Peter: submission as mission and courage; headship as honor (1 Peter 3:1–7)
- Wives: submission as witness (1 Peter 3:1–2); fearless courage in submitting to imperfect husbands (1 Peter 3:6).
- Husbands: live with understanding and show honor; wife is co-heir of grace (1 Peter 3:7). This is a strong instance of God’s command for husbands to show deference to their wives, giving them the same freedom in things that are not unwise or sinful that Jesus gives to the church. Note the warning given to husbands who do not show this “understanding” to their wives.
6) What headship and submission are (and are not)
Husband headship is:
- Covenantal responsibility, not privilege, self-serving, or merited.

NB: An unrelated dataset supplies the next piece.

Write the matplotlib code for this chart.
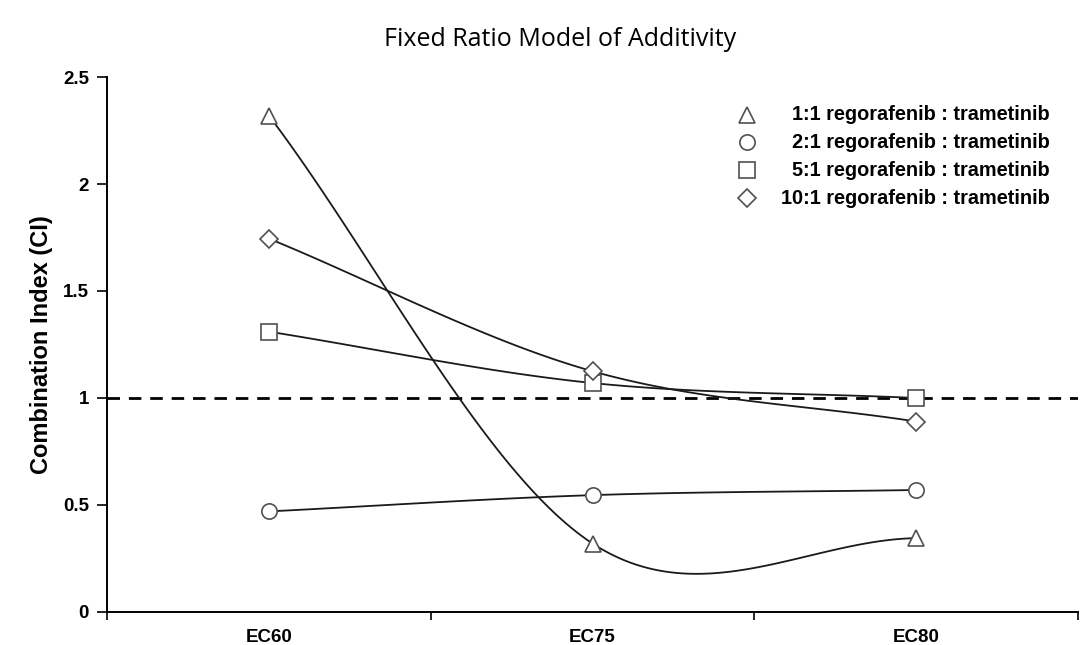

- Initiating/protecting/providing/leading in Christlike ways.
- Accountability before God.
Wife submission is:
- Willing, intelligent, honoring and supportive of husband’s leadership.
- Helpful: Not silence, not lack of influence, not weakness. But also not loud, not self-asserting, not rebellious.
- Not compliance with sin; Christ is ultimate Lord.
What both are not:
- Not abuse, coercion, intimidation, surveillance, or control.
- Not male passivity or abdication.
- Not female servility or forced compliance.
7) Canonical arc summary
- Creation establishes ordered and hierarchical one-flesh union of equal image-bearers. Men alone do not bear the image of God (nor do women), but rather mankind bears the image of God.
- The fall twists it into domination and conflict.
- Redemption restores the pattern in Christ: headship becomes cross-shaped leadership; submission becomes voluntary, courageous, Christ-honoring support.